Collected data
##############################

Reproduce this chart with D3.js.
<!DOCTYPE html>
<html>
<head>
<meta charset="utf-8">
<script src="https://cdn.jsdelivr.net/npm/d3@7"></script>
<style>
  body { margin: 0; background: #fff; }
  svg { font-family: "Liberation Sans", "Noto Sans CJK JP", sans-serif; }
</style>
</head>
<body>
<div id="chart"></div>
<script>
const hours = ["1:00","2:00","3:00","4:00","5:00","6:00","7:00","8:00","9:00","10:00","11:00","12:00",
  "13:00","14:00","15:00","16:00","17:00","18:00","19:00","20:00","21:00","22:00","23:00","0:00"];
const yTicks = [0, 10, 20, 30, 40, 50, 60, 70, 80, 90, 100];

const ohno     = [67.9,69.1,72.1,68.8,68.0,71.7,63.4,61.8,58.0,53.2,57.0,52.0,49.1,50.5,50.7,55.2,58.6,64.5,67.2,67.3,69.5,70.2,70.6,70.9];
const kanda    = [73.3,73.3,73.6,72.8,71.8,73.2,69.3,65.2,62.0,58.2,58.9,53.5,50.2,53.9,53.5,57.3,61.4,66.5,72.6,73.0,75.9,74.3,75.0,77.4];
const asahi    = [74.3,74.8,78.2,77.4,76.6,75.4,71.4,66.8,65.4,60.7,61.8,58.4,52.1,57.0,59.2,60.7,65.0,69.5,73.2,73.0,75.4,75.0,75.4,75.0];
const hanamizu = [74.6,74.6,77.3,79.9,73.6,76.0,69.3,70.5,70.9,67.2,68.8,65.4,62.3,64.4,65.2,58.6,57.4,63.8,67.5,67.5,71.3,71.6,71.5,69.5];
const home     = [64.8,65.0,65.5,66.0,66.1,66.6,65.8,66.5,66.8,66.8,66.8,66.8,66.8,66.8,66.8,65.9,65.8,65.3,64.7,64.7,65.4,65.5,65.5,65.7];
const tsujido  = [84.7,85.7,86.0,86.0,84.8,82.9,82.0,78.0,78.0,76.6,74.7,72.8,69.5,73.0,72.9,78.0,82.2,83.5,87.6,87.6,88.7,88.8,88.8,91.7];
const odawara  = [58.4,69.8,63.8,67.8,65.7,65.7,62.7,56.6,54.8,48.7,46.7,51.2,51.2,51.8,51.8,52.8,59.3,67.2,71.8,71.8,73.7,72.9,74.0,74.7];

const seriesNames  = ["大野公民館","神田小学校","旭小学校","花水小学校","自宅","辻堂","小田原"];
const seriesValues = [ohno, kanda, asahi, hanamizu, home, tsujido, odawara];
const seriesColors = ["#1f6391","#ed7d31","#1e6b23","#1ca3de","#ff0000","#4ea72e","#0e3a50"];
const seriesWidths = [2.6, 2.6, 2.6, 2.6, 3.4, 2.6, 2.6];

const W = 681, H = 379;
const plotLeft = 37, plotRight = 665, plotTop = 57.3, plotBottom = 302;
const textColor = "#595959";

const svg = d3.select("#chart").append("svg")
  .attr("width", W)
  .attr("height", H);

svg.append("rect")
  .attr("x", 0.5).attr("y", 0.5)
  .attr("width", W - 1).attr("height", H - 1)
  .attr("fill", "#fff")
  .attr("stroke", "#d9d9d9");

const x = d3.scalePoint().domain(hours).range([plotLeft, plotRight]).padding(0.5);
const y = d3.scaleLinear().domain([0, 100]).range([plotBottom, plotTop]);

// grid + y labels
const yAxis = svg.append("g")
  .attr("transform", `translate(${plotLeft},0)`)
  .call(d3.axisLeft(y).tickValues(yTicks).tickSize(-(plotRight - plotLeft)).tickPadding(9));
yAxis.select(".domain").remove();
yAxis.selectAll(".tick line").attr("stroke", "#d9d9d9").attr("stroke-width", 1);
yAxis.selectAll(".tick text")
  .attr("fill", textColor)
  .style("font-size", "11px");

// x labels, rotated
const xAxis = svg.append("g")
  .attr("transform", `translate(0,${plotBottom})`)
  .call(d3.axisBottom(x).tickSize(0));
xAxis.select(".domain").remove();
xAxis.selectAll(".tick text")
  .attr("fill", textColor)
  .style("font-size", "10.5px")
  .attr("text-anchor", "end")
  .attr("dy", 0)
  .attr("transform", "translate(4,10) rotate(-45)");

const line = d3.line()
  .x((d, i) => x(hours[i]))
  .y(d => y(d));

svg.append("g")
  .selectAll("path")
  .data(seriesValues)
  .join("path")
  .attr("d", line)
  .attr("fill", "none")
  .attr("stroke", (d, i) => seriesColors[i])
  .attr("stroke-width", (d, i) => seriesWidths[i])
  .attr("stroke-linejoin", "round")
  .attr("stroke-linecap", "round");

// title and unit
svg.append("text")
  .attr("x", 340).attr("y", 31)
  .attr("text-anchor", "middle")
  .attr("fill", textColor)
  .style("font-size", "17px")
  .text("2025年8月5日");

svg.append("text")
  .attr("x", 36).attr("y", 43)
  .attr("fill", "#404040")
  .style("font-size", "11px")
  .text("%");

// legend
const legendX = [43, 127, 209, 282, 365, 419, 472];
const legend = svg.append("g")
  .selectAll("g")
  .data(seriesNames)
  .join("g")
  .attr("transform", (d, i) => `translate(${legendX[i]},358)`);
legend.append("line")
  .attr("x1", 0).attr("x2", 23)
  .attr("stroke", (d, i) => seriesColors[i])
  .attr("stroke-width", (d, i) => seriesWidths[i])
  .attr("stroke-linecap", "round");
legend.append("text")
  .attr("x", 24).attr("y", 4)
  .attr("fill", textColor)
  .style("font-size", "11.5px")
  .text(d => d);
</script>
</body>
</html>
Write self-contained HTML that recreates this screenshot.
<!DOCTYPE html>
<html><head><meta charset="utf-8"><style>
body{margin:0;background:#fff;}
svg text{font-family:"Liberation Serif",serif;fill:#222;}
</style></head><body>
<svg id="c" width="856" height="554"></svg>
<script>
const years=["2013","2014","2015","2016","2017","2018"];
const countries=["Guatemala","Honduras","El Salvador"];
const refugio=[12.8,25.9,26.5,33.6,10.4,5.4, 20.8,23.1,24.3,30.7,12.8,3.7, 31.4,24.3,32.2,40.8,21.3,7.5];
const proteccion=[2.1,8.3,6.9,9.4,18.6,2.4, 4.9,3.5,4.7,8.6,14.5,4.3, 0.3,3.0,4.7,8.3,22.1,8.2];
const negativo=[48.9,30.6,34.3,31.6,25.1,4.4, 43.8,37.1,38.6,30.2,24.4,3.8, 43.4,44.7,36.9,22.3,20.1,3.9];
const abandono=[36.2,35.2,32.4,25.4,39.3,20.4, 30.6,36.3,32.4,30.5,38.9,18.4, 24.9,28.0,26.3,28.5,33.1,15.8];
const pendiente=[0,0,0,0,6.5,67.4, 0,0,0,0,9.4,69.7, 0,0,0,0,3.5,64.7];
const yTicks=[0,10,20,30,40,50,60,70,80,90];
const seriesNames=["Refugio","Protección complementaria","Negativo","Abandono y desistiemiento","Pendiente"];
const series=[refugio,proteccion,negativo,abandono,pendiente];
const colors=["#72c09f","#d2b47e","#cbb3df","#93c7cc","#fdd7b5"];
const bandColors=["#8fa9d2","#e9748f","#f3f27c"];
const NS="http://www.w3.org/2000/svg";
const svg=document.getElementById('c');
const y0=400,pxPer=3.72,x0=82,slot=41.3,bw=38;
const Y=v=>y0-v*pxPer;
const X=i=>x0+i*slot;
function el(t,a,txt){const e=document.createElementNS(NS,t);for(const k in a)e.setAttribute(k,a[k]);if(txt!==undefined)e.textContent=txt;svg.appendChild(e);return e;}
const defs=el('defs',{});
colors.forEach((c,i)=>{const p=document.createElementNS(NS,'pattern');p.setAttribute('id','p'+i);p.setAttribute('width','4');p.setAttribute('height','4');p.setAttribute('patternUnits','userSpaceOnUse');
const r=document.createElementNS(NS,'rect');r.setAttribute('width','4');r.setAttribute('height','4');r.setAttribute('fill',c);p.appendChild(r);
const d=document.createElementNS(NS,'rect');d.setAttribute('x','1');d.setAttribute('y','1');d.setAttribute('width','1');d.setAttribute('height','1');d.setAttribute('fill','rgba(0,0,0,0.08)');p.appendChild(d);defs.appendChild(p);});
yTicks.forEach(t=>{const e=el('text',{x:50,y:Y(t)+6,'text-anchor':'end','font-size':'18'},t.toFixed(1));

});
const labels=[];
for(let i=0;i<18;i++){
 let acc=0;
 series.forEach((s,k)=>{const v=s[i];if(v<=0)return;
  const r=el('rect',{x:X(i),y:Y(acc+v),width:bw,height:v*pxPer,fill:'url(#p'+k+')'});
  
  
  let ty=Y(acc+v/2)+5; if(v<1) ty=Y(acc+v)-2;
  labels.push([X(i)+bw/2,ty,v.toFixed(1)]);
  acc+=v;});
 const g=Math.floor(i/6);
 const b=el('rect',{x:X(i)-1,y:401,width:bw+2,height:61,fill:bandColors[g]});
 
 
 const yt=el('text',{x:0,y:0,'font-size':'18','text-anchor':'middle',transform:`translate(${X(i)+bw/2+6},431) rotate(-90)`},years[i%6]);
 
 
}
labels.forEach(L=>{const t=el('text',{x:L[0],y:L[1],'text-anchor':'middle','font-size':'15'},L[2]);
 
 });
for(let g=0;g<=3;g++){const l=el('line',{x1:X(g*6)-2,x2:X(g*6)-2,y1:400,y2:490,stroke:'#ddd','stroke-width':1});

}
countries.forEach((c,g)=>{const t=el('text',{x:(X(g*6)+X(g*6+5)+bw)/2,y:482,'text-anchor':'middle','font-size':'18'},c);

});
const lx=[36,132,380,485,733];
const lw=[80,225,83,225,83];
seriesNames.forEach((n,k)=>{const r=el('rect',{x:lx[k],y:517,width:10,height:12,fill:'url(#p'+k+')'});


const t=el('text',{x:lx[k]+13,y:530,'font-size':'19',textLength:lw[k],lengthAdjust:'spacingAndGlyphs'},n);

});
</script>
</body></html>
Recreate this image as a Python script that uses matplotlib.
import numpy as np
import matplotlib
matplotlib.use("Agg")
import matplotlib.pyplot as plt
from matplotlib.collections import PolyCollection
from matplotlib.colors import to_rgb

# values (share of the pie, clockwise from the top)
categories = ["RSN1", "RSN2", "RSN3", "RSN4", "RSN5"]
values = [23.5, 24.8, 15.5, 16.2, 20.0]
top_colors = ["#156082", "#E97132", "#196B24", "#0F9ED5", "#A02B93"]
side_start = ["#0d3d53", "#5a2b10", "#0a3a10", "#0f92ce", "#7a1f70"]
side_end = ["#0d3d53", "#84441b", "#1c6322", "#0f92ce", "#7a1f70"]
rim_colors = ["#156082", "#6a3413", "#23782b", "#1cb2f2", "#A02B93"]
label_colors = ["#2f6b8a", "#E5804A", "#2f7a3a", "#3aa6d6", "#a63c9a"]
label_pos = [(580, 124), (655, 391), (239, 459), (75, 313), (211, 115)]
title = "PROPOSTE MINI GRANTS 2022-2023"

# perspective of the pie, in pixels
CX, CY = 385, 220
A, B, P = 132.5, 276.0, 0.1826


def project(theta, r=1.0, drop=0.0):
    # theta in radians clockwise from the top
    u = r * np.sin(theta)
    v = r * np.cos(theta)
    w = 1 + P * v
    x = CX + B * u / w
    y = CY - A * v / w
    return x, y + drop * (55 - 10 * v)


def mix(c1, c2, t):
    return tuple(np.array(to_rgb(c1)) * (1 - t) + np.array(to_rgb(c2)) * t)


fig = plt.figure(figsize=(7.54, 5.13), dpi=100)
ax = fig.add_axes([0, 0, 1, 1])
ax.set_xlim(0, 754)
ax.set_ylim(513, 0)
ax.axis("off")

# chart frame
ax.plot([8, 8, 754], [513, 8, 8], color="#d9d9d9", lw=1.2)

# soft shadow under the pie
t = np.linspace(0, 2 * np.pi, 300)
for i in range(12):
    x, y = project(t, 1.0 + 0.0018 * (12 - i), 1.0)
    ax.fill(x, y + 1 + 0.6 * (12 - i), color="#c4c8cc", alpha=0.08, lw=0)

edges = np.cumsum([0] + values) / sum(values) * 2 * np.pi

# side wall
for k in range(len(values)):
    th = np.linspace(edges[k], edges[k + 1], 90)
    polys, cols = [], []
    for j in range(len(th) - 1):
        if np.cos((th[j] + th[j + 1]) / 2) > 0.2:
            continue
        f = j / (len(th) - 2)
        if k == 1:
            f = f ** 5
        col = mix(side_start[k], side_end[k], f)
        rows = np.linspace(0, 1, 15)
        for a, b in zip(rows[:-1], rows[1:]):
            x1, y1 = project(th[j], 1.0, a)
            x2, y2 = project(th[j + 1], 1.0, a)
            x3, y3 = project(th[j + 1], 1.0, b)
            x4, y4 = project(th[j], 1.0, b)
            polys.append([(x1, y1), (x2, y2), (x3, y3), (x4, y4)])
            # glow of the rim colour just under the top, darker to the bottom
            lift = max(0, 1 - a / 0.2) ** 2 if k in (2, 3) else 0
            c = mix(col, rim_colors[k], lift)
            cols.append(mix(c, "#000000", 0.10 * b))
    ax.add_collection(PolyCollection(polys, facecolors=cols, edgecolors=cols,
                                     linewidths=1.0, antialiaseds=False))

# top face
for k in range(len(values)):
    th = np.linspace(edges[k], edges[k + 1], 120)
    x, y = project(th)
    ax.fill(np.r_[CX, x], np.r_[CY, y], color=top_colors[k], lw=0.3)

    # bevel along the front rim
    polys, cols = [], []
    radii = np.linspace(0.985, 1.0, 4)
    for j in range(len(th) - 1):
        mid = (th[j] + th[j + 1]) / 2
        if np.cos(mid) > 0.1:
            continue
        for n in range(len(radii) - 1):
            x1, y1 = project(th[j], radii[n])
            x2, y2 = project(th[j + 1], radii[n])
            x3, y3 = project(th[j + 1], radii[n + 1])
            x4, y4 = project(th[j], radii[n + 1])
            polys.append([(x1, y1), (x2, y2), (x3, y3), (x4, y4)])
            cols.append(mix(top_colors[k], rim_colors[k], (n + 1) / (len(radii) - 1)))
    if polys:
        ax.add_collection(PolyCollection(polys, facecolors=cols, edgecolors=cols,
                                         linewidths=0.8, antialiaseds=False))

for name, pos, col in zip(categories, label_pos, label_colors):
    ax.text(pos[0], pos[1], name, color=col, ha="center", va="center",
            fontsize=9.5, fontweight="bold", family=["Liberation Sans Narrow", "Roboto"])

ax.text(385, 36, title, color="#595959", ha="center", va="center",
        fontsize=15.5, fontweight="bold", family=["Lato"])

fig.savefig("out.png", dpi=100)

##############################

▸ Exercise goal: How many lines in these entries contain the string "matplotlib"? State the number and nothing more.

▸ Solution: 6